Christopher Buehlman- pedigree horror and fantasy
Chris is a horror novelist traditionally published with Penguin Random House, a Bridport Prize winner for his poetry, and a World Fantasy and Shirley Jackson Award finalist. I mean come on, do you need anymore credentials? His debut novel Those Across the River is on my to-read list based purely on the synopsis, which pits an old plantation against small-town drama, and that, my friends, is the finest type of strawberry jam to me. He’s also a thoroughly nice chap to boot, and one I enjoy interacting with. Oh, one last thing- Chris is involved in writing for Shudder’s upcoming TV project Creepshow, and if that isn’t exciting enough for you, then I give up, quite frankly.
Ania Ahlborn- nightmare architect extraordinaire
I swoon a lot over Ania, who seems to have effortlessly captured the hearts of the horror community with such grace and aplomb that I would be green with envy if I wasn’t so in awe of her talent.

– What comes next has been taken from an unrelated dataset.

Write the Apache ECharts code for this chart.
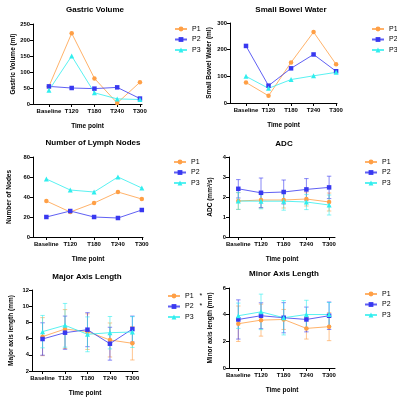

Ahlborn began as a purely self-published author (read more on this here) and has since been picked up by Simon and Schuster. If you See Her, a novel about tragedy, grief, memories and a haunted house, is out now. Ania also runs writing workshops, which I have been keeping my beady eye on, and bootcamps in partnership with Litreactor, giving her talent and knowledge back to the community in an invaluable way. Anyone new to the writing community and horror landscape should start by following and reading Ahlborn’s work.
I find it very hard not to call Georgina by her twitter handle Wonko, but for the sake of professionalism I shall try. Bruce’s debut short story collection, This House of Wounds, is published by Undertow Books and available on amazon. Publisher’s Weekly says: “Bruce’s knack for ethereal tales that cut straight to the core of what it means to be a human (and specifically a woman) will delight readers who enjoy a smattering of the supernatural and blurred edges of reality.” And that is what I am here for: real women, real stories, real nightmares, glorious prose. More on her work, her reviews and general musings on her website, here.
And with that, ladies and germs, I’m out. Enjoy this list, enjoy all the new books you’ve now got to read, and enjoy your weekend!